▸ WRITTEN EXERCISE
From the listing that follows, output everything exactly except the pictures.

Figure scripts
++++++++++

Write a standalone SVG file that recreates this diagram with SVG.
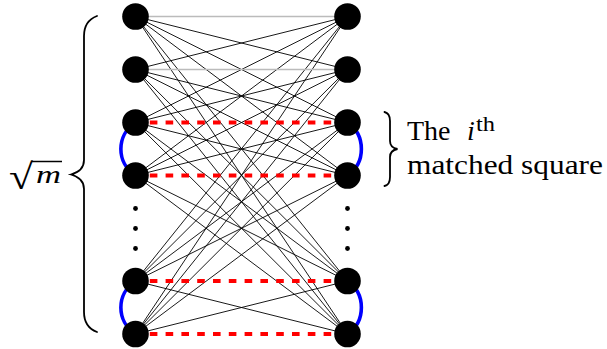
<svg xmlns="http://www.w3.org/2000/svg" width="607" height="349" viewBox="0 0 607 349">
<style>
.e{stroke:#000;stroke-width:0.9;fill:none}
.g{stroke:#bbbbbb;stroke-width:1.4;fill:none}
.m{stroke:#ff0000;stroke-width:3.8;stroke-dasharray:7.6 8.2;fill:none}
.b{stroke:#0000ff;stroke-width:3.6;fill:none}
.n{fill:#000}
.d{fill:#000}
.br{stroke:#000;stroke-width:1.8;fill:none;stroke-linecap:round}
</style>
<rect width="607" height="349" fill="#fff"/>
<g id="connectors">
<line class="e" x1="135.5" y1="16.5" x2="347.5" y2="69.5"/>
<line class="e" x1="135.5" y1="16.5" x2="347.5" y2="122.5"/>
<line class="e" x1="135.5" y1="16.5" x2="347.5" y2="175.5"/>
<line class="e" x1="135.5" y1="16.5" x2="347.5" y2="281"/>
<line class="e" x1="135.5" y1="16.5" x2="347.5" y2="334"/>
<line class="e" x1="135.5" y1="69.5" x2="347.5" y2="16.5"/>
<line class="e" x1="135.5" y1="69.5" x2="347.5" y2="122.5"/>
<line class="e" x1="135.5" y1="69.5" x2="347.5" y2="175.5"/>
<line class="e" x1="135.5" y1="69.5" x2="347.5" y2="281"/>
<line class="e" x1="135.5" y1="69.5" x2="347.5" y2="334"/>
<line class="e" x1="135.5" y1="122.5" x2="347.5" y2="16.5"/>
<line class="e" x1="135.5" y1="122.5" x2="347.5" y2="69.5"/>
<line class="e" x1="135.5" y1="122.5" x2="347.5" y2="175.5"/>
<line class="e" x1="135.5" y1="122.5" x2="347.5" y2="281"/>
<line class="e" x1="135.5" y1="122.5" x2="347.5" y2="334"/>
<line class="e" x1="135.5" y1="175.5" x2="347.5" y2="16.5"/>
<line class="e" x1="135.5" y1="175.5" x2="347.5" y2="69.5"/>
<line class="e" x1="135.5" y1="175.5" x2="347.5" y2="122.5"/>
<line class="e" x1="135.5" y1="175.5" x2="347.5" y2="281"/>
<line class="e" x1="135.5" y1="175.5" x2="347.5" y2="334"/>
<line class="e" x1="135.5" y1="281" x2="347.5" y2="16.5"/>
<line class="e" x1="135.5" y1="281" x2="347.5" y2="69.5"/>
<line class="e" x1="135.5" y1="281" x2="347.5" y2="122.5"/>
<line class="e" x1="135.5" y1="281" x2="347.5" y2="175.5"/>
<line class="e" x1="135.5" y1="281" x2="347.5" y2="334"/>
<line class="e" x1="135.5" y1="334" x2="347.5" y2="16.5"/>
<line class="e" x1="135.5" y1="334" x2="347.5" y2="69.5"/>
<line class="e" x1="135.5" y1="334" x2="347.5" y2="122.5"/>
<line class="e" x1="135.5" y1="334" x2="347.5" y2="175.5"/>
<line class="e" x1="135.5" y1="334" x2="347.5" y2="281"/>
<line class="g" x1="135.5" y1="16.5" x2="347.5" y2="16.5"/>
<line class="g" x1="135.5" y1="69.5" x2="347.5" y2="69.5"/>
<line class="m" x1="134" y1="122.5" x2="347.5" y2="122.5"/>
<line class="m" x1="134" y1="175.5" x2="347.5" y2="175.5"/>
<line class="m" x1="134" y1="281" x2="347.5" y2="281"/>
<line class="m" x1="134" y1="334" x2="347.5" y2="334"/>
<path class="b" d="M135.5,122.5 C116,135 116,163 135.5,175.5"/>
<path class="b" d="M135.5,281 C116,293.5 116,321.5 135.5,334"/>
<path class="b" d="M347.5,122.5 C366,135 366,163 347.5,175.5"/>
<path class="b" d="M347.5,281 C366,293.5 366,321.5 347.5,334"/>
</g>
<g id="left-nodes">
<circle id="L1" class="n" cx="135.5" cy="16.5" r="13.3"/>
<circle id="L2" class="n" cx="135.5" cy="69.5" r="13.3"/>
<circle id="L3" class="n" cx="135.5" cy="122.5" r="13.3"/>
<circle id="L4" class="n" cx="135.5" cy="175.5" r="13.3"/>
<circle id="L5" class="n" cx="135.5" cy="281" r="13.3"/>
<circle id="L6" class="n" cx="135.5" cy="334" r="13.3"/>
</g>
<g id="right-nodes">
<circle id="R1" class="n" cx="347.5" cy="16.5" r="13.3"/>
<circle id="R2" class="n" cx="347.5" cy="69.5" r="13.3"/>
<circle id="R3" class="n" cx="347.5" cy="122.5" r="13.3"/>
<circle id="R4" class="n" cx="347.5" cy="175.5" r="13.3"/>
<circle id="R5" class="n" cx="347.5" cy="281" r="13.3"/>
<circle id="R6" class="n" cx="347.5" cy="334" r="13.3"/>
</g>
<g id="dots">
<circle class="d" cx="135.5" cy="208.5" r="2.4"/>
<circle class="d" cx="135.5" cy="228.5" r="2.4"/>
<circle class="d" cx="135.5" cy="248.5" r="2.4"/>
<circle class="d" cx="347.5" cy="208.5" r="2.4"/>
<circle class="d" cx="347.5" cy="228.5" r="2.4"/>
<circle class="d" cx="347.5" cy="248.5" r="2.4"/>
</g>
<g id="left-brace">
<path class="br" d="M97,16 C89,19 84,25 84,36 L84,160 C84,167 80,172 71,174.5 C80,177 84,182 84,189 L84,312 C84,323 89,329 97,332"/>
<text x="9" y="189" font-family="Liberation Serif, serif" font-size="36" textLength="24" lengthAdjust="spacingAndGlyphs">√</text>
<line x1="32" y1="161.5" x2="62" y2="161.5" stroke="#000" stroke-width="1.5"/>
<text x="36" y="183" font-family="Liberation Serif, serif" font-size="26" font-style="italic" textLength="25" lengthAdjust="spacingAndGlyphs">m</text>
</g>
<g id="right-brace">
<path class="br" d="M384.5,112 C389,113 390,116 390,121 L390,141 C390,145 392,148 397.5,149 C392,150 390,153 390,157 L390,177 C390,182 389,185 384.5,186"/>
<text x="407" y="140" font-family="Liberation Serif, serif" font-size="28">The</text>
<text x="467" y="140" font-family="Liberation Serif, serif" font-size="28" font-style="italic">i</text>
<text x="476" y="130.5" font-family="Liberation Serif, serif" font-size="20" textLength="19" lengthAdjust="spacingAndGlyphs">th</text>
<text x="407" y="174" font-family="Liberation Serif, serif" font-size="28" textLength="196" lengthAdjust="spacingAndGlyphs">matched square</text>
</g>
</svg>
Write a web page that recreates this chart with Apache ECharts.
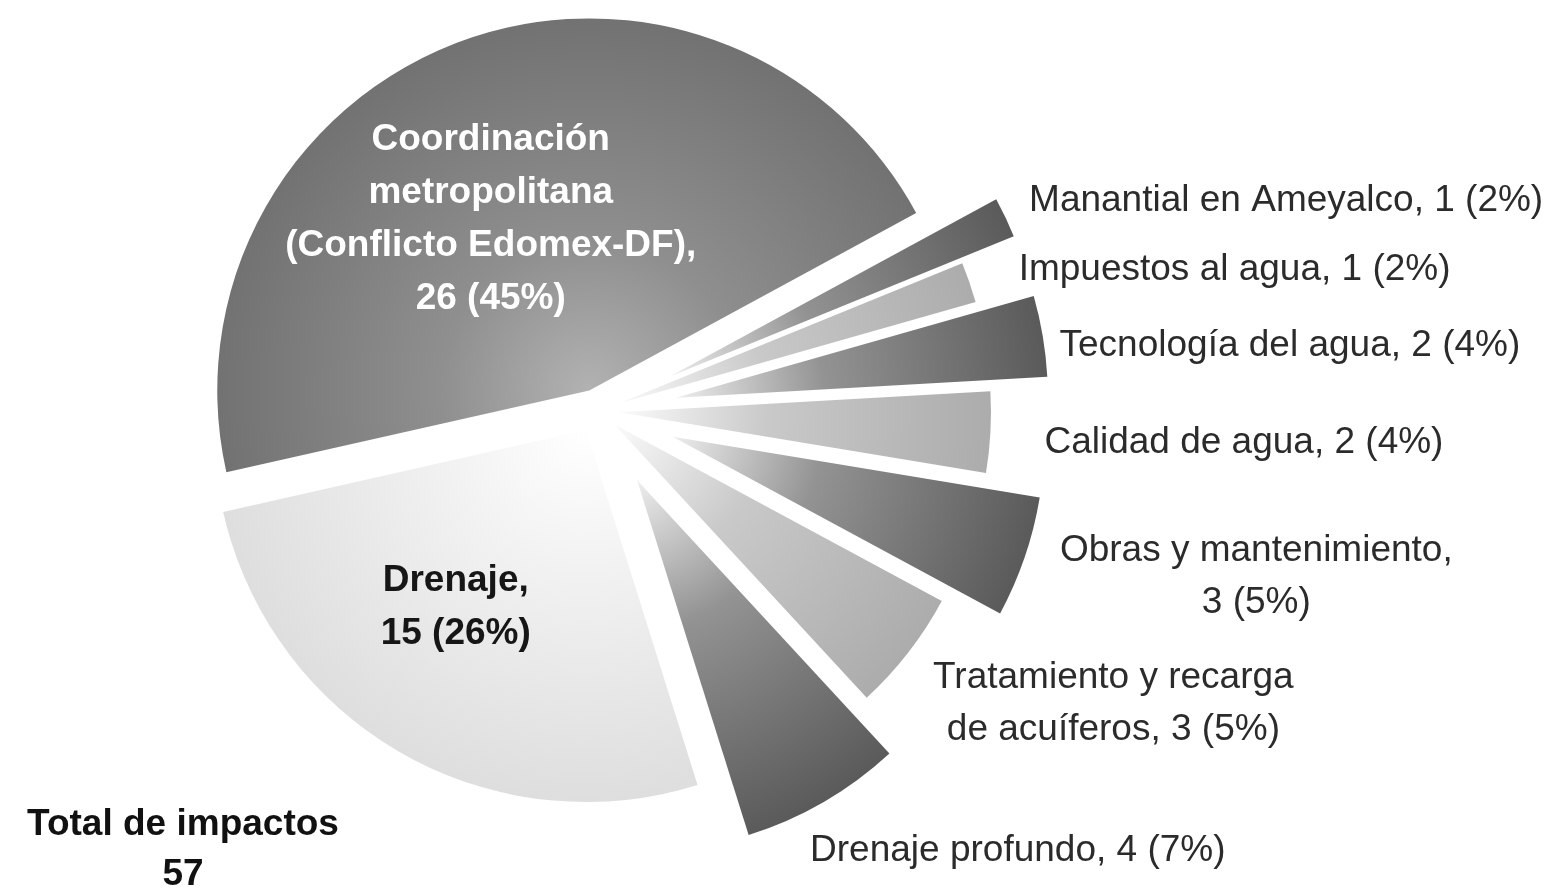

++++++++++

▸ ANSWER IN FULL
Write a standalone SVG file that recreates this diagram with SVG.
<svg xmlns="http://www.w3.org/2000/svg" width="607" height="349" viewBox="0 0 607 349">
<style>
.e{stroke:#000;stroke-width:0.9;fill:none}
.g{stroke:#bbbbbb;stroke-width:1.4;fill:none}
.m{stroke:#ff0000;stroke-width:3.8;stroke-dasharray:7.6 8.2;fill:none}
.b{stroke:#0000ff;stroke-width:3.6;fill:none}
.n{fill:#000}
.d{fill:#000}
.br{stroke:#000;stroke-width:1.8;fill:none;stroke-linecap:round}
</style>
<rect width="607" height="349" fill="#fff"/>
<g id="connectors">
<line class="e" x1="135.5" y1="16.5" x2="347.5" y2="69.5"/>
<line class="e" x1="135.5" y1="16.5" x2="347.5" y2="122.5"/>
<line class="e" x1="135.5" y1="16.5" x2="347.5" y2="175.5"/>
<line class="e" x1="135.5" y1="16.5" x2="347.5" y2="281"/>
<line class="e" x1="135.5" y1="16.5" x2="347.5" y2="334"/>
<line class="e" x1="135.5" y1="69.5" x2="347.5" y2="16.5"/>
<line class="e" x1="135.5" y1="69.5" x2="347.5" y2="122.5"/>
<line class="e" x1="135.5" y1="69.5" x2="347.5" y2="175.5"/>
<line class="e" x1="135.5" y1="69.5" x2="347.5" y2="281"/>
<line class="e" x1="135.5" y1="69.5" x2="347.5" y2="334"/>
<line class="e" x1="135.5" y1="122.5" x2="347.5" y2="16.5"/>
<line class="e" x1="135.5" y1="122.5" x2="347.5" y2="69.5"/>
<line class="e" x1="135.5" y1="122.5" x2="347.5" y2="175.5"/>
<line class="e" x1="135.5" y1="122.5" x2="347.5" y2="281"/>
<line class="e" x1="135.5" y1="122.5" x2="347.5" y2="334"/>
<line class="e" x1="135.5" y1="175.5" x2="347.5" y2="16.5"/>
<line class="e" x1="135.5" y1="175.5" x2="347.5" y2="69.5"/>
<line class="e" x1="135.5" y1="175.5" x2="347.5" y2="122.5"/>
<line class="e" x1="135.5" y1="175.5" x2="347.5" y2="281"/>
<line class="e" x1="135.5" y1="175.5" x2="347.5" y2="334"/>
<line class="e" x1="135.5" y1="281" x2="347.5" y2="16.5"/>
<line class="e" x1="135.5" y1="281" x2="347.5" y2="69.5"/>
<line class="e" x1="135.5" y1="281" x2="347.5" y2="122.5"/>
<line class="e" x1="135.5" y1="281" x2="347.5" y2="175.5"/>
<line class="e" x1="135.5" y1="281" x2="347.5" y2="334"/>
<line class="e" x1="135.5" y1="334" x2="347.5" y2="16.5"/>
<line class="e" x1="135.5" y1="334" x2="347.5" y2="69.5"/>
<line class="e" x1="135.5" y1="334" x2="347.5" y2="122.5"/>
<line class="e" x1="135.5" y1="334" x2="347.5" y2="175.5"/>
<line class="e" x1="135.5" y1="334" x2="347.5" y2="281"/>
<line class="g" x1="135.5" y1="16.5" x2="347.5" y2="16.5"/>
<line class="g" x1="135.5" y1="69.5" x2="347.5" y2="69.5"/>
<line class="m" x1="134" y1="122.5" x2="347.5" y2="122.5"/>
<line class="m" x1="134" y1="175.5" x2="347.5" y2="175.5"/>
<line class="m" x1="134" y1="281" x2="347.5" y2="281"/>
<line class="m" x1="134" y1="334" x2="347.5" y2="334"/>
<path class="b" d="M135.5,122.5 C116,135 116,163 135.5,175.5"/>
<path class="b" d="M135.5,281 C116,293.5 116,321.5 135.5,334"/>
<path class="b" d="M347.5,122.5 C366,135 366,163 347.5,175.5"/>
<path class="b" d="M347.5,281 C366,293.5 366,321.5 347.5,334"/>
</g>
<g id="left-nodes">
<circle id="L1" class="n" cx="135.5" cy="16.5" r="13.3"/>
<circle id="L2" class="n" cx="135.5" cy="69.5" r="13.3"/>
<circle id="L3" class="n" cx="135.5" cy="122.5" r="13.3"/>
<circle id="L4" class="n" cx="135.5" cy="175.5" r="13.3"/>
<circle id="L5" class="n" cx="135.5" cy="281" r="13.3"/>
<circle id="L6" class="n" cx="135.5" cy="334" r="13.3"/>
</g>
<g id="right-nodes">
<circle id="R1" class="n" cx="347.5" cy="16.5" r="13.3"/>
<circle id="R2" class="n" cx="347.5" cy="69.5" r="13.3"/>
<circle id="R3" class="n" cx="347.5" cy="122.5" r="13.3"/>
<circle id="R4" class="n" cx="347.5" cy="175.5" r="13.3"/>
<circle id="R5" class="n" cx="347.5" cy="281" r="13.3"/>
<circle id="R6" class="n" cx="347.5" cy="334" r="13.3"/>
</g>
<g id="dots">
<circle class="d" cx="135.5" cy="208.5" r="2.4"/>
<circle class="d" cx="135.5" cy="228.5" r="2.4"/>
<circle class="d" cx="135.5" cy="248.5" r="2.4"/>
<circle class="d" cx="347.5" cy="208.5" r="2.4"/>
<circle class="d" cx="347.5" cy="228.5" r="2.4"/>
<circle class="d" cx="347.5" cy="248.5" r="2.4"/>
</g>
<g id="left-brace">
<path class="br" d="M97,16 C89,19 84,25 84,36 L84,160 C84,167 80,172 71,174.5 C80,177 84,182 84,189 L84,312 C84,323 89,329 97,332"/>
<text x="9" y="189" font-family="Liberation Serif, serif" font-size="36" textLength="24" lengthAdjust="spacingAndGlyphs">√</text>
<line x1="32" y1="161.5" x2="62" y2="161.5" stroke="#000" stroke-width="1.5"/>
<text x="36" y="183" font-family="Liberation Serif, serif" font-size="26" font-style="italic" textLength="25" lengthAdjust="spacingAndGlyphs">m</text>
</g>
<g id="right-brace">
<path class="br" d="M384.5,112 C389,113 390,116 390,121 L390,141 C390,145 392,148 397.5,149 C392,150 390,153 390,157 L390,177 C390,182 389,185 384.5,186"/>
<text x="407" y="140" font-family="Liberation Serif, serif" font-size="28">The</text>
<text x="467" y="140" font-family="Liberation Serif, serif" font-size="28" font-style="italic">i</text>
<text x="476" y="130.5" font-family="Liberation Serif, serif" font-size="20" textLength="19" lengthAdjust="spacingAndGlyphs">th</text>
<text x="407" y="174" font-family="Liberation Serif, serif" font-size="28" textLength="196" lengthAdjust="spacingAndGlyphs">matched square</text>
</g>
</svg>
Write a web page that recreates this chart with Apache ECharts.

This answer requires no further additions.